Tuesday, April 03, 2012



A denial of responsibility

One of the core conventions of our constitution is that of individual Ministerial responsibility, summed up by the Cabinet Manual as follows

Ministers are accountable to the House for ensuring that the departments for which they are responsible carry out their functions properly and efficiently. On occasion, a Minister may be required to account for the actions of a department when errors are made, even when the Minister had no knowledge of, or involvement in, those actions.
But as Bryan Gould points out in the Herald today, Murray McCully's answers last week about the MFAT restructuring ignore this convention:
In an interview last Thursday on Morning Report, he solemnly proclaimed that - as minister - he was no more than "the purchaser of the ministry's services." This is free-market ideology gone mad.

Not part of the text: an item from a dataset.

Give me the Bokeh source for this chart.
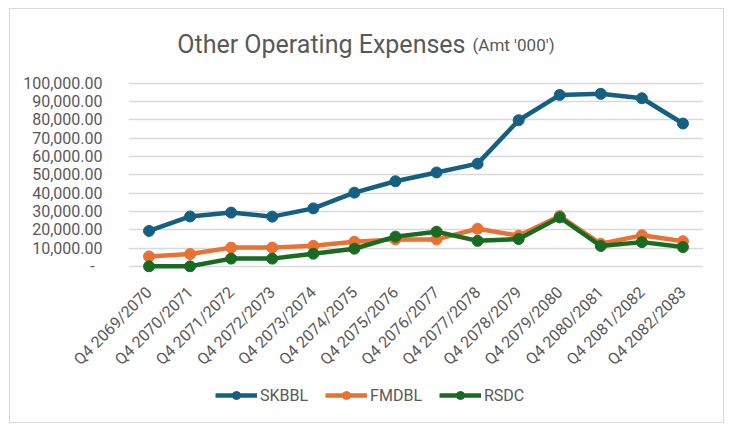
import math
from bokeh.plotting import figure
from bokeh.layouts import column
from bokeh.models import (FactorRange, Range1d, FixedTicker, CustomJSTickFormatter,
                          Legend, LegendItem, Label)
from bokeh.embed import file_html
from bokeh.resources import INLINE

categories = ["Q4 2069/2070", "Q4 2070/2071", "Q4 2071/2072", "Q4 2072/2073",
              "Q4 2073/2074", "Q4 2074/2075", "Q4 2075/2076", "Q4 2076/2077",
              "Q4 2077/2078", "Q4 2078/2079", "Q4 2079/2080", "Q4 2080/2081",
              "Q4 2081/2082", "Q4 2082/2083"]
skbbl = [19400, 27300, 29400, 27200, 31700, 40300, 46500, 51300, 56100,
         79800, 93600, 94200, 91800, 78000]
fmdbl = [5500, 6800, 10300, 10300, 11300, 13500, 14800, 14800, 20600,
         16800, 27500, 12400, 17000, 13800]
rsdc = [100, 100, 4300, 4300, 7000, 9700, 16300, 19000, 14000,
        15000, 26800, 11200, 13300, 10600]
series_names = ["SKBBL", "FMDBL", "RSDC"]
series_values = [skbbl, fmdbl, rsdc]
colors = ["#156082", "#E97132", "#196B24"]
y_ticks = list(range(0, 100001, 10000))

FONT = "Roboto"
TEXT = "#595959"
LW = 4.5
MS = 11

p = figure(width=713, height=370, x_range=FactorRange(*categories),
           y_range=Range1d(-3270, 134200), output_backend="svg",
           toolbar_location=None, min_border_left=118, min_border_right=20,
           min_border_top=11, min_border_bottom=107)
p.outline_line_color = None

p.xgrid.grid_line_color = None
p.ygrid.grid_line_color = "#D9D9D9"
p.ygrid.grid_line_width = 1.5

p.yaxis.ticker = FixedTicker(ticks=y_ticks)
p.yaxis.formatter = CustomJSTickFormatter(code="""
    if (tick == 0) { return "-\u00a0\u00a0"; }
    return tick.toLocaleString('en-US', {minimumFractionDigits: 2, maximumFractionDigits: 2});
""")
for ax in (p.xaxis, p.yaxis):
    ax.axis_line_color = None
    ax.major_tick_line_color = None
    ax.minor_tick_line_color = None
    ax.major_label_text_font = FONT
    ax.major_label_text_font_size = "16px"
    ax.major_label_text_color = TEXT
p.yaxis.major_label_standoff = 20
p.xaxis.major_label_standoff = 11
p.xaxis.major_label_orientation = math.pi / 4

for name, vals, c in zip(series_names, series_values, colors):
    p.line(x=categories, y=vals, line_width=LW, line_color=c)
    p.scatter(x=categories, y=vals, size=MS, fill_color=c, line_color=c)

p.add_layout(Label(x=337, y=228, x_units="screen", y_units="screen",
                   text="Other Operating Expenses", text_align="right",
                   text_baseline="alphabetic", text_font=FONT,
                   text_font_size="25px", text_color=TEXT))
p.add_layout(Label(x=344, y=228, x_units="screen", y_units="screen",
                   text="(Amt '000')", text_align="left",
                   text_baseline="alphabetic", text_font=FONT,
                   text_font_size="17px", text_color=TEXT))

# legend strip (same series drawn out of view; only the legend shows)
lg = figure(width=713, height=43, x_range=FactorRange(*categories),
            y_range=Range1d(500000, 600000),
            output_backend="svg", toolbar_location=None,
            min_border_left=0, min_border_right=0, min_border_top=0,
            min_border_bottom=0)
lg.axis.visible = False
lg.grid.visible = False
lg.outline_line_color = None
items = []
for name, vals, c in zip(series_names, series_values, colors):
    l = lg.line(x=categories, y=vals, line_width=LW, line_color=c)
    s = lg.scatter(x=categories, y=vals, size=MS, fill_color=c, line_color=c)
    items.append(LegendItem(label=name, renderers=[l, s]))
legend = Legend(items=items, orientation="horizontal", location=(87, 17),
                border_line_color=None, background_fill_alpha=0,
                label_text_font=FONT, label_text_font_size="16px",
                label_text_color=TEXT, glyph_width=42, glyph_height=20,
                label_standoff=3, spacing=17, padding=0, margin=0)
lg.add_layout(legend)

layout = column(p, lg, spacing=0,
                styles={"margin-left": "9px", "margin-top": "8px",
                        "border": "1px solid #D9D9D9"})

open("out.html", "w").write(file_html(layout, INLINE))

It is an astonishing new take on what the role of a minister is and should be, and betrays a shocking ignorance of what parliamentary government is about.

On this view, ministers in this Government, it seems, no longer decide policy or frame strategy. The actions of the ministries and departments they are appointed to lead have nothing to do with them, and they are no longer accountable to Parliament or to anyone else.

This isn't even pointing the finger at public servants - its an outright denial of Ministerial responsibility. And it just isn't acceptable. Ministers are responsible to Parliament. If their public service chief executives are making policy decisions they do not like, it is their job to correct them, and they are responsible for that. It is that simple. Allowing this to be eroded doesn't just mean we have rogue Ministers, but also a rogue public service. And that is not something we should accept.